There are cards for everything these days—even birthday cards for pets! So what card do you buy when you care enough to send the very best to a stranger?

Where Can I Buy a Hospitality Card?

The question struck me as I thought about Romans 12:13 and the twin call we find there to care for others. “Contribute to the needs of the saints and seek to show hospitality.” I have to believe “contribute to the needs of the saints” means more than just providing financial support. We contribute to people’s needs by sharing meals, encouraging and praying for each other, and standing by each other during times of difficulty and joy.

I was thinking about how often I’ve received a card from a friend that came at just the right time. Not just birthdays, anniversaries, or even Pastor Appreciate Month, but those cards that just show up sometimes. The ones that say things like, “Thinking of you,” or “Thanks for all you do.” Those cards bring some much-needed encouragement.
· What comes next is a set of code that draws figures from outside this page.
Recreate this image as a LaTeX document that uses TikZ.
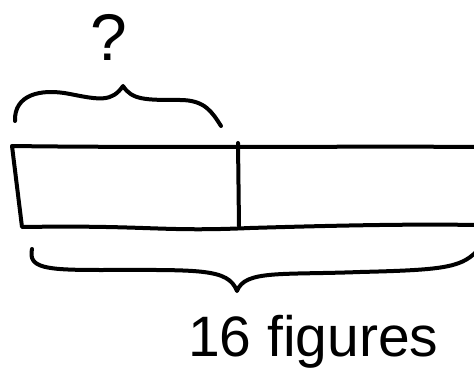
\documentclass[tikz,border=0pt]{standalone}
\usepackage{fontspec}
\setmainfont{Liberation Sans}
\begin{document}
\begin{tikzpicture}[x=1pt,y=-1pt,
  ink/.style={line width=4pt,line cap=round,line join=round,black},
  lbl/.style={inner sep=0pt,font=\fontsize{57}{60}\selectfont}]
\useasboundingbox (0,0) rectangle (474,385);
% tape corners
\coordinate (tl) at (12,146);
\coordinate (bl) at (22,227);
\coordinate (tr) at (476,147);
\coordinate (br) at (476,225);
\coordinate (mt) at (238,143);
\coordinate (mb) at (239,226);
\draw[ink] (tr) .. controls (380,146) and (150,148) .. (tl) -- (bl)
  .. controls (150,225) and (160,232) .. (250,228) .. controls (350,225) and (420,224) .. (br);
\draw[ink] (mt) -- (mb);
% top brace
\coordinate (b1l) at (15,121);
\coordinate (b1t) at (123,86);
\coordinate (b1r) at (221,126);
\draw[ink] (b1l) .. controls (14,95) and (40,88) .. (70,94)
  .. controls (100,100) and (112,102) .. (b1t)
  .. controls (132,100) and (145,100) .. (180,100)
  .. controls (205,100) and (212,112) .. (b1r);
% bottom brace
\coordinate (b2l) at (32,249);
\coordinate (b2t) at (237,291);
\coordinate (b2r) at (476,252);
\draw[ink] (b2l) .. controls (28,268) and (45,270) .. (100,270)
  .. controls (200,270) and (228,268) .. (b2t)
  .. controls (245,270) and (280,275) .. (360,272)
  .. controls (440,270) and (460,268) .. (b2r);
\node[lbl,font=\fontsize{66}{66}\selectfont] (q) at (109,37) {?};
\node[lbl,anchor=base west] (t) at (188,356) {16 figures};
\end{tikzpicture}
\end{document}
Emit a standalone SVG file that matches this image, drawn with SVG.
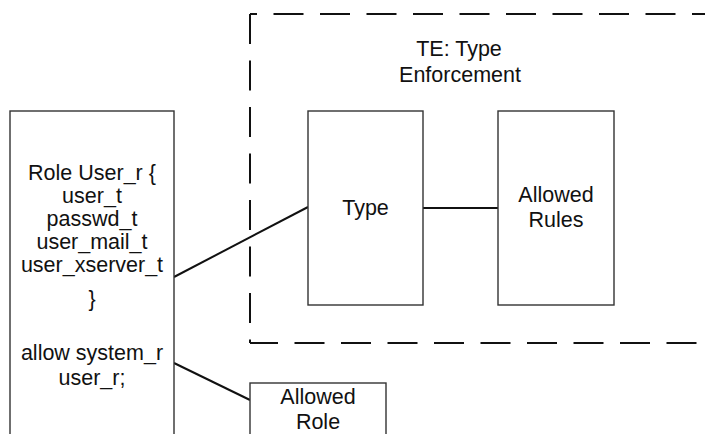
<svg xmlns="http://www.w3.org/2000/svg" width="705" height="434" viewBox="0 0 705 434">
<style>
.box{fill:#fff;stroke:#333;stroke-width:1.4}
.t{font-family:"Liberation Sans",Arial,sans-serif;font-size:21.5px;fill:#111;text-anchor:middle}
.dash{stroke:#111;stroke-width:2;fill:none;stroke-dasharray:30 16.5}
.conn{stroke:#111;stroke-width:2;fill:none}
</style>
<rect width="705" height="434" fill="#fff"/>
<g id="te-boundary">
<line class="dash" x1="250" y1="14" x2="705" y2="14" stroke-dashoffset="23"/>
<line class="dash" x1="250" y1="14" x2="250" y2="343"/>
<line class="dash" x1="250" y1="343" x2="705" y2="343" stroke-dashoffset="2"/>
<text class="t" x="459" y="56">TE: Type</text>
<text class="t" x="460" y="82">Enforcement</text>
</g>
<g id="connectors">
<line class="conn" x1="174" y1="277" x2="308" y2="207"/>
<line class="conn" x1="423" y1="208" x2="498" y2="208"/>
<line class="conn" x1="174" y1="363" x2="250" y2="400"/>
</g>
<g id="role-user">
<rect class="box" x="10" y="111" width="164" height="330"/>
<text class="t" x="92" y="180">Role User_r {</text>
<text class="t" x="92" y="203">user_t</text>
<text class="t" x="92" y="226">passwd_t</text>
<text class="t" x="92" y="249">user_mail_t</text>
<text class="t" x="92" y="272">user_xserver_t</text>
<text class="t" x="92" y="306">}</text>
<text class="t" x="92" y="360">allow system_r</text>
<text class="t" x="92" y="385">user_r;</text>
</g>
<g id="type">
<rect class="box" x="308" y="111" width="115" height="194"/>
<text class="t" x="365.5" y="215">Type</text>
</g>
<g id="allowed-rules">
<rect class="box" x="498" y="111" width="116" height="194"/>
<text class="t" x="556" y="202">Allowed</text>
<text class="t" x="556" y="227">Rules</text>
</g>
<g id="allowed-role">
<rect class="box" x="250" y="383" width="136" height="60"/>
<text class="t" x="318" y="404">Allowed</text>
<text class="t" x="318" y="429">Role</text>
</g>
</svg>
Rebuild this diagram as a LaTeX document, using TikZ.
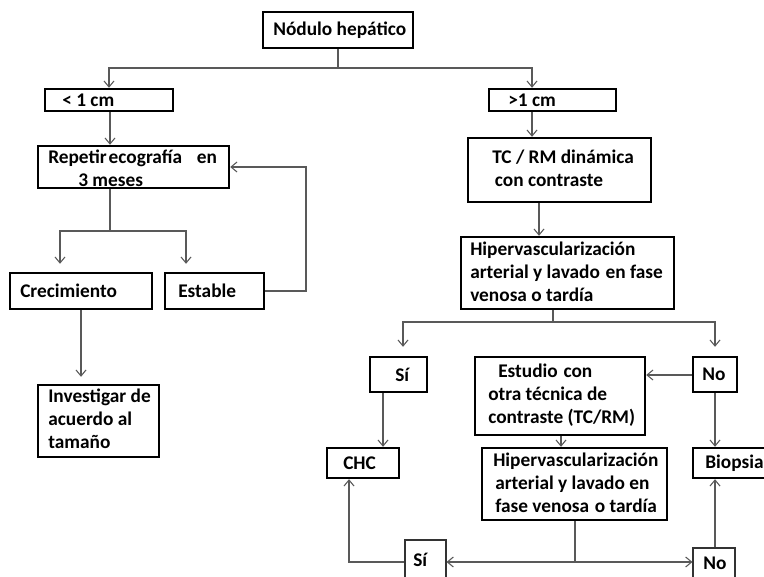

But what about the other half of that verse? “Seek to show hospitality.” I’ve mentioned before, the word “Hospitality” in the New Testament literally means “Love of strangers.” Loving strangers is a call that we find back in the Old Testament Law. In Leviticus, after verse 18 calls us to “love your neighbor as yourself,” verse 34 ups the ante by calling us to, “Treat the stranger who sojourns with you as the native among you, and you shall love him as yourself.”

“Love your neighbor as yourself” is one thing, but “love your stranger as yourself?” What does that look like? Where do we begin?